Hippotherapy is an alternative form of therapy that utilizes equine equipment to help children with cerebral palsy develop better physical functioning, as well as assistance with emotional and neurological functioning.
Hippotherapy and Cerebral Palsy
A physician will more than likely recommend traditional forms of therapies to a child with cerebral palsy, such as physical and occupational therapy. These types of therapies help strengthen muscles, help with balance and flexibility, and help your child with everyday living tasks.
However, there are numerous alternatives therapies that have proven to also greatly assist children with cerebral palsy, including hippotherapy. Hippotherapy was introduced to the public during the 1960s overseas, but it gradually made its way to the United States after word got out regarding the massive benefits it produces.
Hippotherapy is now recognized as a form of therapy that helps with cognitive ability, neuromuscular problems, physical strength, and a heightened sense of well-being. Equine equipment is used in hippotherapy which channels a horse’s movements.
Hippotherapy is not the same as therapeutic horseback riding in which children learn to ride horses for numerous benefits. Instead a therapist uses the characteristics and movements of a horse to help with numerous issues that many children with cerebral palsy experience. The repetition, rhythm, gait, and tempo of a horse’s movements has been proven to help with:
- Visual cues
- Abnormal muscle tone
- Social skills
- Control of the body’s extremities
- Core strength in the trunk
When to Start Hippotherapy
Before started hippotherapy, you should speak with your child’s physician to ensure that his/her individual mental and physical challenges could benefit from this form of therapy. Furthermore, it’s important to get your physician’s approval that your child’s associated disorders will not increase from the physical challenges of hippotherapy.
If your child can benefit from hippotherapy, there is no set age in which you should start. Children of all ages, ranging from toddlers to teens, participate in hippotherapy. However, keep in mind that hippotherapy is generally not covered under insurance plans and you may need to pay out of pocket for the therapy sessions.
A Typical Hippotherapy Session
Prior to starting the first hippotherapy session, a therapist will assess your child’s physical, emotional, and cognitive strength. This will help determine 1)If your child is ready for hippotherapy and 2) If any accommodations are needed for the child while sitting on the horse.
Afterwards, the therapist will explain to you and your child about the importance of safety, including how to properly mount and dismount the horse (with assistance), horse equipment, and what to expect when the horse moves.
Once safety training is completed, a therapist assists and monitors the child during mounting the horse and during the horse’s movements. In almost all instances, the therapist walks alongside the horse and child while helping modify the horse’s movements so that it’s safe for the child.
Each session will consist of similar activities as the child learns to respond to the horse’s natural gait and shifts. This not only build physical strength and endurance, but helps a child’s well-being and sense of self.

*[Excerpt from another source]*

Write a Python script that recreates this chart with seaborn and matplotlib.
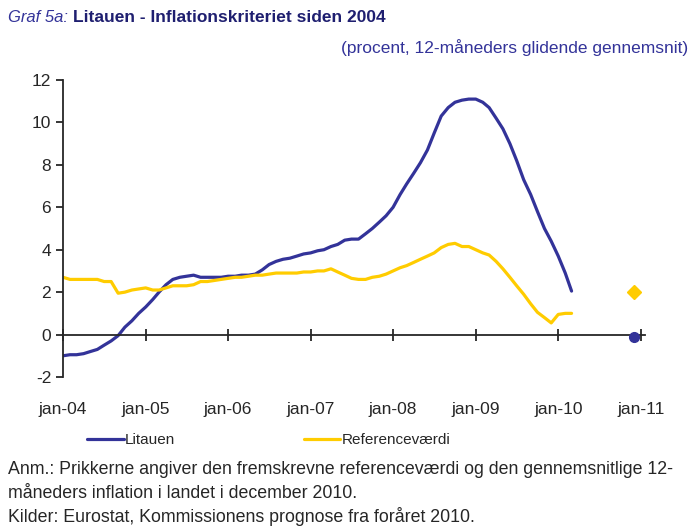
import pandas as pd
import numpy as np
import matplotlib.pyplot as plt
import seaborn as sns

sns.set_style("ticks")
plt.rcParams["font.family"] = ["Liberation Sans", "DejaVu Sans"]
plt.rcParams["axes.unicode_minus"] = False

BLUE = "#333399"
YELLOW = "#FFCC00"

# måneder jan-04 .. mar-10
months = pd.date_range("2004-01-01", periods=75, freq="MS")

litauen = [-1.0, -0.95, -0.95, -0.9, -0.8, -0.7, -0.5, -0.3, -0.05, 0.35,
           0.65, 1.0, 1.3, 1.65, 2.0, 2.35, 2.6, 2.7, 2.75, 2.8,
           2.7, 2.7, 2.7, 2.7, 2.75, 2.75, 2.8, 2.8, 2.85, 3.05,
           3.3, 3.45, 3.55, 3.6, 3.7, 3.8, 3.85, 3.95, 4.0, 4.15,
           4.25, 4.45, 4.5, 4.5, 4.75, 5.0, 5.3, 5.6, 6.0, 6.6,
           7.1, 7.6, 8.1, 8.7, 9.5, 10.3, 10.7, 10.95, 11.05, 11.1,
           11.1, 10.95, 10.7, 10.2, 9.7, 9.0, 8.2, 7.3, 6.6, 5.8,
           5.0, 4.4, 3.7, 2.9, 2.05]

reference = [2.7, 2.6, 2.6, 2.6, 2.6, 2.6, 2.5, 2.5, 1.95, 2.0,
             2.1, 2.15, 2.2, 2.1, 2.1, 2.2, 2.3, 2.3, 2.3, 2.35,
             2.5, 2.5, 2.55, 2.6, 2.65, 2.7, 2.7, 2.75, 2.8, 2.8,
             2.85, 2.9, 2.9, 2.9, 2.9, 2.95, 2.95, 3.0, 3.0, 3.1,
             2.95, 2.8, 2.65, 2.6, 2.6, 2.7, 2.75, 2.85, 3.0, 3.15,
             3.25, 3.4, 3.55, 3.7, 3.85, 4.1, 4.25, 4.3, 4.15, 4.15,
             4.0, 3.85, 3.75, 3.45, 3.1, 2.7, 2.3, 1.9, 1.45, 1.05,
             0.8, 0.55, 0.95, 1.0, 1.0]

# prikker: december 2010
dot_date = pd.Timestamp("2010-12-01")
dot_ref = 2.0
dot_lit = -0.1

year_ticks = pd.date_range("2004-01-01", "2011-01-01", freq="YS")
tick_labels = ["jan-04", "jan-05", "jan-06", "jan-07", "jan-08", "jan-09", "jan-10", "jan-11"]

df = pd.DataFrame({"dato": months, "Litauen": litauen, "Referenceværdi": reference})
long = df.melt(id_vars="dato", var_name="serie", value_name="værdi")

fig = plt.figure(figsize=(6.93, 5.29), dpi=100)
ax = fig.add_axes([63 / 693, 1 - 377 / 529, (645 - 63) / 693, (377 - 80) / 529])

sns.lineplot(data=long, x="dato", y="værdi", hue="serie",
             palette={"Litauen": BLUE, "Referenceværdi": YELLOW},
             linewidth=2.3, ax=ax, legend=False)
ax.plot([dot_date], [dot_ref], marker="D", color=YELLOW, markersize=7, linestyle="none")
ax.plot([dot_date], [dot_lit], marker="o", color=BLUE, markersize=7, linestyle="none",
        clip_on=False, zorder=5)

ax.set_xlim(pd.Timestamp("2004-01-01"), pd.Timestamp("2011-01-20"))
ax.set_ylim(-2, 12)
ax.set_yticks(np.arange(-2, 13, 2))
ax.set_xticks(year_ticks)
ax.set_xticklabels(tick_labels)
ax.set_xlabel("")
ax.set_ylabel("")

for s in ["top", "right"]:
    ax.spines[s].set_visible(False)
ax.spines["bottom"].set_position(("data", 0))
ax.spines["bottom"].set_linewidth(1.3)
ax.spines["left"].set_linewidth(1.3)
ax.tick_params(axis="x", direction="inout", length=9, width=1.3, pad=44, labelsize=12.5)
ax.tick_params(axis="y", direction="out", length=5, width=1.3, labelsize=12.5)

# titel
t1 = fig.text(8 / 693, 1 - 18 / 529, "Graf 5a: ", color=BLUE, fontsize=12,
              style="italic", va="center", ha="left")
fig.canvas.draw()
bb = t1.get_window_extent()
fig.text(bb.x1 / 693, 1 - 18 / 529, "Litauen - Inflationskriteriet siden 2004",
         color="#1F1F70", fontsize=12.5, fontweight="bold", va="center", ha="left")
fig.text(688 / 693, 1 - 48 / 529, "(procent, 12-måneders glidende gennemsnit)",
         color=BLUE, fontsize=12.5, va="center", ha="right")

# forklaring
handles = [plt.Line2D([], [], color=BLUE, linewidth=2.3),
           plt.Line2D([], [], color=YELLOW, linewidth=2.3)]
fig.legend(handles, ["Litauen", "Referenceværdi"], loc="center left",
           bbox_to_anchor=(87 / 693, 1 - 440 / 529), ncol=2, frameon=False,
           fontsize=11, handlelength=2.4, handletextpad=0.1, columnspacing=8.4,
           borderpad=0, borderaxespad=0)

notes = ["Anm.: Prikkerne angiver den fremskrevne referenceværdi og den gennemsnitlige 12-",
         "måneders inflation i landet i december 2010.",
         "Kilder: Eurostat, Kommissionens prognose fra foråret 2010."]
for i, line in enumerate(notes):
    fig.text(8 / 693, 1 - (470 + 23.5 * i) / 529, line, fontsize=12.8,
             va="center", ha="left")

fig.savefig("out.png", dpi=100)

Farms with horses created as specialized training areas are typically where hippotherapy sessions take place. If you live in the city, it may be challenging to find a hippotherapy location closeby as most farms are located in rural areas. If you need help, the American Hippotherapy Association, Inc. (AHA) offers a free location service of available hippotherapy facilities across the nation.
Hippotherapy Therapists and Providers
Professionals who practice hippotherapy are typically physical therapists, speech therapists, or occupational therapists who’ve went through extensive hippotherapy training and have met the certification requirements.
AHA provides an educational program to help therapists who wish to work in hippotherapy learn the required knowledge of working with horses and with children with special needs. In general, therapists need to have at least three experience in their own field of study, as well as 100 hours of hippotherapy training. Training consists of learning:
- In-depth knowledge of horse movement
- How to handle emergencies
- Safety practices
- The physical characteristics of horses
- The association between human and horse movement
- How to choose the appropriate exercises by each child’s individual needs, and more.
Are There Any Risks to Hippotherapy Sessions?
If you’ve gotten approval from your child’s physician and the therapist has ruled out any conditions that would prohibit participation, there usually aren’t any risks involved in hippotherapy. As previously mentioned, a well-trained certified therapist will be with your child at all times to ensure safety.